___ Record excerpts ___

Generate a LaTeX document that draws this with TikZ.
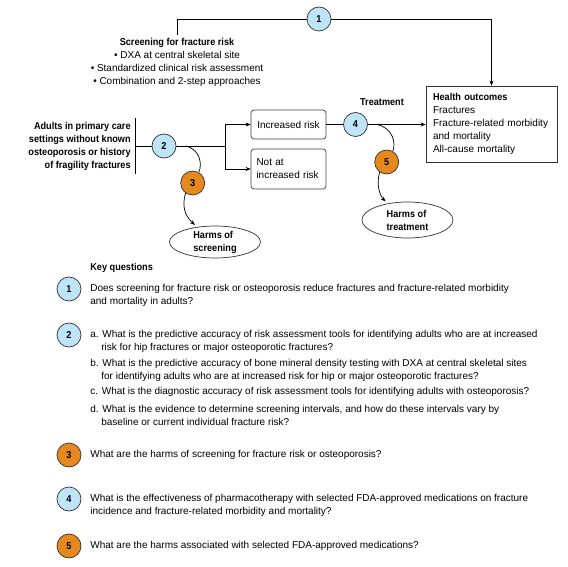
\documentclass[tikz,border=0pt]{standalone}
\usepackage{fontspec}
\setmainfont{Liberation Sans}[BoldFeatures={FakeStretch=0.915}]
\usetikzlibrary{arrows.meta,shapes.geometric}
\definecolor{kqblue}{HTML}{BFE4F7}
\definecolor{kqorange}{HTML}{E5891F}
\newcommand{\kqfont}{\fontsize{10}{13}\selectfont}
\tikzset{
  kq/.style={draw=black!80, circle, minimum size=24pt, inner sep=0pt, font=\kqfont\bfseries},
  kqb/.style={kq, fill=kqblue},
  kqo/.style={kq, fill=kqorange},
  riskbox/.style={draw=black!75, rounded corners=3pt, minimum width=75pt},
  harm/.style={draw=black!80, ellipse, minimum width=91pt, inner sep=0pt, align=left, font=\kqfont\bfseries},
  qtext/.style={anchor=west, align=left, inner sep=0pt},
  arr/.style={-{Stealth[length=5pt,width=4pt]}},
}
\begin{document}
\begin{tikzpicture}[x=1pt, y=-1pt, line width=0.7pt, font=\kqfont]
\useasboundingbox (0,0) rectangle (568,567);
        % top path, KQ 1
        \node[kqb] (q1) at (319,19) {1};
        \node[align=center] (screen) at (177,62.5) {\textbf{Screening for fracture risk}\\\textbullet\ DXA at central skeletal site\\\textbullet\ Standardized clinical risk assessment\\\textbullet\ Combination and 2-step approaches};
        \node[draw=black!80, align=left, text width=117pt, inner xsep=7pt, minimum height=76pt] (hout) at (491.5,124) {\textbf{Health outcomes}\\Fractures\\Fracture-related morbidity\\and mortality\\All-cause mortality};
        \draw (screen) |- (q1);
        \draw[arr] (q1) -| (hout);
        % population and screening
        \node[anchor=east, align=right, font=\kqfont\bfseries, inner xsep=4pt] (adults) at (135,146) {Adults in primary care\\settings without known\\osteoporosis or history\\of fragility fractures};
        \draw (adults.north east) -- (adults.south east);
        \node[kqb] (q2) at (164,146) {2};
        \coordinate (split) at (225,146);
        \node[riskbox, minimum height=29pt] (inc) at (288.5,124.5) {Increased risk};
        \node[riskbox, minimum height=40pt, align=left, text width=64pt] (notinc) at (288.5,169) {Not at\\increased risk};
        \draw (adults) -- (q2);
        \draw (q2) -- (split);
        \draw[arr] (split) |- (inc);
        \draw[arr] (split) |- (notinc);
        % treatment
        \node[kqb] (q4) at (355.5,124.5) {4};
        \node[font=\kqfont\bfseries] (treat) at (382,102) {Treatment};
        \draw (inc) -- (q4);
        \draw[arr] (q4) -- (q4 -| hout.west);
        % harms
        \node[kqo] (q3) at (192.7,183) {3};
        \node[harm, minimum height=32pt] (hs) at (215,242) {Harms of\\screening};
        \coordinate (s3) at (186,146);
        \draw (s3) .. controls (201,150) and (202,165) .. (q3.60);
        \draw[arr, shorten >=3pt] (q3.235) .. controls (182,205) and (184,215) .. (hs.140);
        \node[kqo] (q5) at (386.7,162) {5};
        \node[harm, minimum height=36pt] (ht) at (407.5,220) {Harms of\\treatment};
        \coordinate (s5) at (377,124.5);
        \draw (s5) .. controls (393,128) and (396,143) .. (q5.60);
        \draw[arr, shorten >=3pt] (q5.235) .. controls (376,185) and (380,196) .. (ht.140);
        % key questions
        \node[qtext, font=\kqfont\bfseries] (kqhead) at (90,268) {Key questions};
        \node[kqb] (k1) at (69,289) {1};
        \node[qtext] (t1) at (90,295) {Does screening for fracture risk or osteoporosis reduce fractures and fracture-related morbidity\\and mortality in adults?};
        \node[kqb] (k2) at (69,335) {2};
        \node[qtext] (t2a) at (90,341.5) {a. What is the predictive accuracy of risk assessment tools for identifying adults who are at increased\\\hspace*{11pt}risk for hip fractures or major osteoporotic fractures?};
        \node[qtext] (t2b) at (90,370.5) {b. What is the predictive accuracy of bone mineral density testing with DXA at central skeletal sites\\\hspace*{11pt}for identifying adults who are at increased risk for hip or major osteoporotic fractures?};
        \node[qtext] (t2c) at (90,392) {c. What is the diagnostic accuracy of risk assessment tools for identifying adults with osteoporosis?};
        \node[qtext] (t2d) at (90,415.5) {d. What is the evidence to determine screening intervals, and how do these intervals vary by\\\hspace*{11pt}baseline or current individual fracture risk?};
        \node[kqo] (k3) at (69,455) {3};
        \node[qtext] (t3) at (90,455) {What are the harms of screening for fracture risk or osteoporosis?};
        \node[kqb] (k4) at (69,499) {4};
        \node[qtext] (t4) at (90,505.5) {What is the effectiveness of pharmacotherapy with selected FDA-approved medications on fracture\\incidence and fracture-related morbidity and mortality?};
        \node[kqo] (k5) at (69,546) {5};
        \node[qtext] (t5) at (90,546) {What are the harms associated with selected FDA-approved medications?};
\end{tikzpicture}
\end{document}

___
___ Record excerpts ___

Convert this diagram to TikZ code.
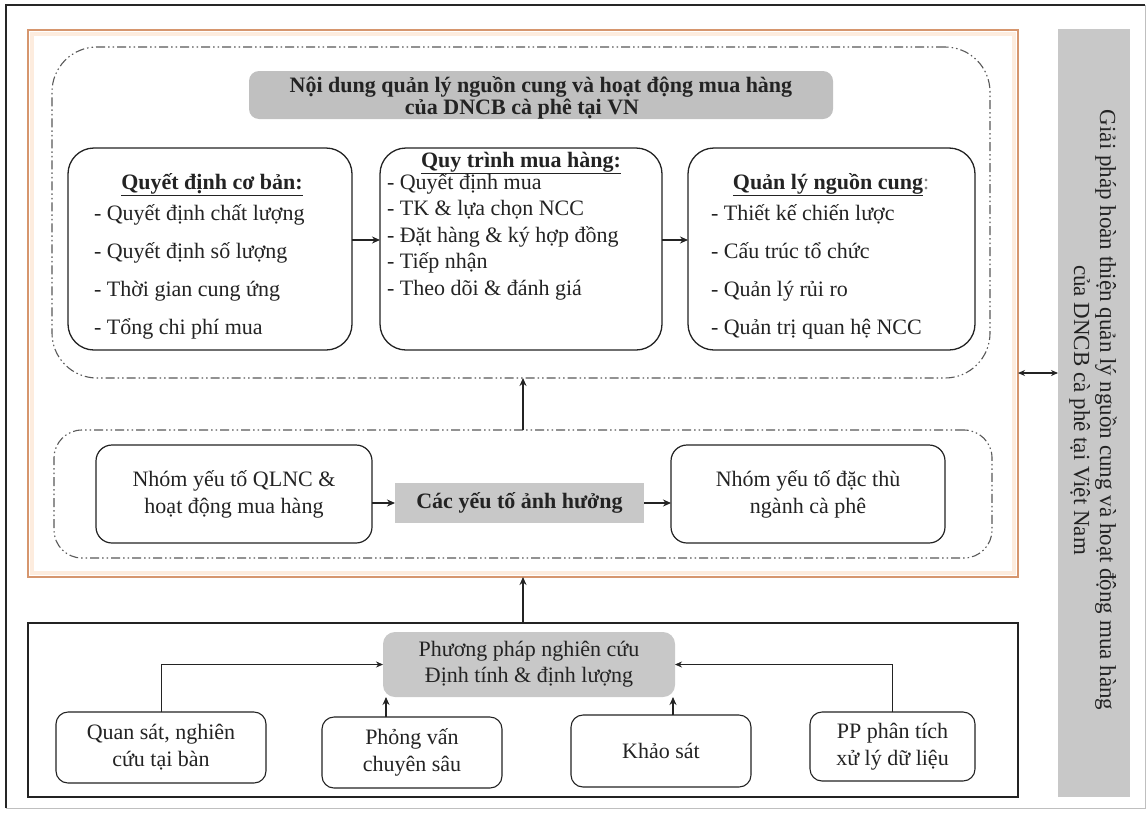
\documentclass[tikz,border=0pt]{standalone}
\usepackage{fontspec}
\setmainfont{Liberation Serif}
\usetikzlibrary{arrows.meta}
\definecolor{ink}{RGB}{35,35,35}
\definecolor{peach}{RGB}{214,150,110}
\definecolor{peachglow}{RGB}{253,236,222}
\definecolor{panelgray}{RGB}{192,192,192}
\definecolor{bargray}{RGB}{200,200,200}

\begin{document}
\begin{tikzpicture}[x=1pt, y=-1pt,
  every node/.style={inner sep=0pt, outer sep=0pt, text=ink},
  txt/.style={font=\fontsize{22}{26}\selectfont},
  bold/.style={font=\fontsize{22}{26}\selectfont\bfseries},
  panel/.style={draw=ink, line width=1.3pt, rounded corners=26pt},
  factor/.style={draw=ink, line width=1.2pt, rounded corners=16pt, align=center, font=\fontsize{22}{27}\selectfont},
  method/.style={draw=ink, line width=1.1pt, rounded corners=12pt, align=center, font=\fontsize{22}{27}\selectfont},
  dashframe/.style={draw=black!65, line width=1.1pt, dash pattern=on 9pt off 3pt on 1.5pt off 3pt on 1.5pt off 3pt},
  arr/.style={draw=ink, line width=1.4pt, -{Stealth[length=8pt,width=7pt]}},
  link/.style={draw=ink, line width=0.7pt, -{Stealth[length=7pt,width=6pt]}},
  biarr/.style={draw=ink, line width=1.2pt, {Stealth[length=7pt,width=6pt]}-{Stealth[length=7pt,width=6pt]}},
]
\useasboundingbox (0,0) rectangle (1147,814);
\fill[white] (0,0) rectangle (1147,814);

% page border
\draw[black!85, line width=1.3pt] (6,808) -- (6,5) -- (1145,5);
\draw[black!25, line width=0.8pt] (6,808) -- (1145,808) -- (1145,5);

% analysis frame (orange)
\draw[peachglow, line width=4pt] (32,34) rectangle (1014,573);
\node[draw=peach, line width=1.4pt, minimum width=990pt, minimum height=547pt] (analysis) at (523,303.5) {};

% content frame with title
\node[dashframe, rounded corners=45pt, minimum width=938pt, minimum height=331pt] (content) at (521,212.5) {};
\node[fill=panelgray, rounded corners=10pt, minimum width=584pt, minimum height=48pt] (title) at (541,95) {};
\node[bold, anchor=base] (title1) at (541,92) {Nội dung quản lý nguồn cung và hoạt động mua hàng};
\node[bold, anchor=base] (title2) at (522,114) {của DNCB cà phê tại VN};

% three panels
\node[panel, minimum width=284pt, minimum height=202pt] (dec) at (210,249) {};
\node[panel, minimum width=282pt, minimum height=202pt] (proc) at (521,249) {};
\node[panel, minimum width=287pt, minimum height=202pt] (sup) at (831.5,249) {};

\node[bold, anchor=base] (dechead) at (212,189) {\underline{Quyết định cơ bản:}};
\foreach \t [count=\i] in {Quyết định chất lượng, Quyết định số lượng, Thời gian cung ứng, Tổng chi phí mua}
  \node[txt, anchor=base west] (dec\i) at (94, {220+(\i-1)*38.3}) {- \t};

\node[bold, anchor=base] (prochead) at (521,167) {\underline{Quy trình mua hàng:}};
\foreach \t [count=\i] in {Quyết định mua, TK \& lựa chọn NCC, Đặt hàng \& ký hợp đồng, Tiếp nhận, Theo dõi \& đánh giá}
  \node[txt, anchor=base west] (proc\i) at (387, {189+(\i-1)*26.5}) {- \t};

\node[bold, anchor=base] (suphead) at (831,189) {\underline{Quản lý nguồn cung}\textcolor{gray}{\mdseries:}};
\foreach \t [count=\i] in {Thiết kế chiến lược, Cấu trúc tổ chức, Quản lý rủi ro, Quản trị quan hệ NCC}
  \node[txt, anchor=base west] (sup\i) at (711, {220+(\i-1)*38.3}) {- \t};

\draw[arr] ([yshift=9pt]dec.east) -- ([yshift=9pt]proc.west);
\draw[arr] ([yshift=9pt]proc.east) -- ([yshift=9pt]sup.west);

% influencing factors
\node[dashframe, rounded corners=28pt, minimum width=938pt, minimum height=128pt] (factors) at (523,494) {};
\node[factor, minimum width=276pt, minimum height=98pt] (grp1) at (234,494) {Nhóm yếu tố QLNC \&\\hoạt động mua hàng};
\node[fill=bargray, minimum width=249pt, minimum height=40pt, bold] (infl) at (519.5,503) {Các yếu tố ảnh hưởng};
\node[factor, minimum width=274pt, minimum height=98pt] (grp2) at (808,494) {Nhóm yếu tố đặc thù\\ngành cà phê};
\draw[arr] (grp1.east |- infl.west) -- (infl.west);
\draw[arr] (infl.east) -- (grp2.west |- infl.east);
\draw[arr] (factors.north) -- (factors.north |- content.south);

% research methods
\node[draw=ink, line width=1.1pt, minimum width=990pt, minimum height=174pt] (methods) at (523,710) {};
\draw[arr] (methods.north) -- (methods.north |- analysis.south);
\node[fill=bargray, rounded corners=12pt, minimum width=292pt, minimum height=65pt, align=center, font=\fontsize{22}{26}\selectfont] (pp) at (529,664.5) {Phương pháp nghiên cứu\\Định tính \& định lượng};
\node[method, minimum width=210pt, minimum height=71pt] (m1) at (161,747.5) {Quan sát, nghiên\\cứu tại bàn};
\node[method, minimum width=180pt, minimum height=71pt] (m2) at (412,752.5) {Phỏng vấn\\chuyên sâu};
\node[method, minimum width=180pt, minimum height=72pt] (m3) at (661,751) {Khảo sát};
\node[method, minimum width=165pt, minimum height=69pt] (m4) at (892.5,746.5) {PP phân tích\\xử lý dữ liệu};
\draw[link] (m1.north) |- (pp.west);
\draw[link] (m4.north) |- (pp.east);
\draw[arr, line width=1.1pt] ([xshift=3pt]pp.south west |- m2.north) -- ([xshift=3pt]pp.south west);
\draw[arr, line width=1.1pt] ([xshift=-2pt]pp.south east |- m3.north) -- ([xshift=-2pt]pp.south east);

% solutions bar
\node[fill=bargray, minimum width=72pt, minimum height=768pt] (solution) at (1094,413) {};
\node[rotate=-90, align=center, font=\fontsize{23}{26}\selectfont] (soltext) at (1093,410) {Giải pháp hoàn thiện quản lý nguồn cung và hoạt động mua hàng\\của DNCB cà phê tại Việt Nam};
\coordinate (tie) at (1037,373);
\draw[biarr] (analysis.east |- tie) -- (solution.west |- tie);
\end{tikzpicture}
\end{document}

___

■ The request: Without the pictures, write out exactly the lines from the one that has "Convert this diagram to TikZ code." down to the one that has "anchor=base] (title2) at", both included.

■ The result:
Convert this diagram to TikZ code.
\documentclass[tikz,border=0pt]{standalone}
\usepackage{fontspec}
\setmainfont{Liberation Serif}
\usetikzlibrary{arrows.meta}
\definecolor{ink}{RGB}{35,35,35}
\definecolor{peach}{RGB}{214,150,110}
\definecolor{peachglow}{RGB}{253,236,222}
\definecolor{panelgray}{RGB}{192,192,192}
\definecolor{bargray}{RGB}{200,200,200}

\begin{document}
\begin{tikzpicture}[x=1pt, y=-1pt,
  every node/.style={inner sep=0pt, outer sep=0pt, text=ink},
  txt/.style={font=\fontsize{22}{26}\selectfont},
  bold/.style={font=\fontsize{22}{26}\selectfont\bfseries},
  panel/.style={draw=ink, line width=1.3pt, rounded corners=26pt},
  factor/.style={draw=ink, line width=1.2pt, rounded corners=16pt, align=center, font=\fontsize{22}{27}\selectfont},
  method/.style={draw=ink, line width=1.1pt, rounded corners=12pt, align=center, font=\fontsize{22}{27}\selectfont},
  dashframe/.style={draw=black!65, line width=1.1pt, dash pattern=on 9pt off 3pt on 1.5pt off 3pt on 1.5pt off 3pt},
  arr/.style={draw=ink, line width=1.4pt, -{Stealth[length=8pt,width=7pt]}},
  link/.style={draw=ink, line width=0.7pt, -{Stealth[length=7pt,width=6pt]}},
  biarr/.style={draw=ink, line width=1.2pt, {Stealth[length=7pt,width=6pt]}-{Stealth[length=7pt,width=6pt]}},
]
\useasboundingbox (0,0) rectangle (1147,814);
\fill[white] (0,0) rectangle (1147,814);

% page border
\draw[black!85, line width=1.3pt] (6,808) -- (6,5) -- (1145,5);
\draw[black!25, line width=0.8pt] (6,808) -- (1145,808) -- (1145,5);

% analysis frame (orange)
\draw[peachglow, line width=4pt] (32,34) rectangle (1014,573);
\node[draw=peach, line width=1.4pt, minimum width=990pt, minimum height=547pt] (analysis) at (523,303.5) {};

% content frame with title
\node[dashframe, rounded corners=45pt, minimum width=938pt, minimum height=331pt] (content) at (521,212.5) {};
\node[fill=panelgray, rounded corners=10pt, minimum width=584pt, minimum height=48pt] (title) at (541,95) {};
\node[bold, anchor=base] (title1) at (541,92) {Nội dung quản lý nguồn cung và hoạt động mua hàng};
\node[bold, anchor=base] (title2) at (522,114) {của DNCB cà phê tại VN};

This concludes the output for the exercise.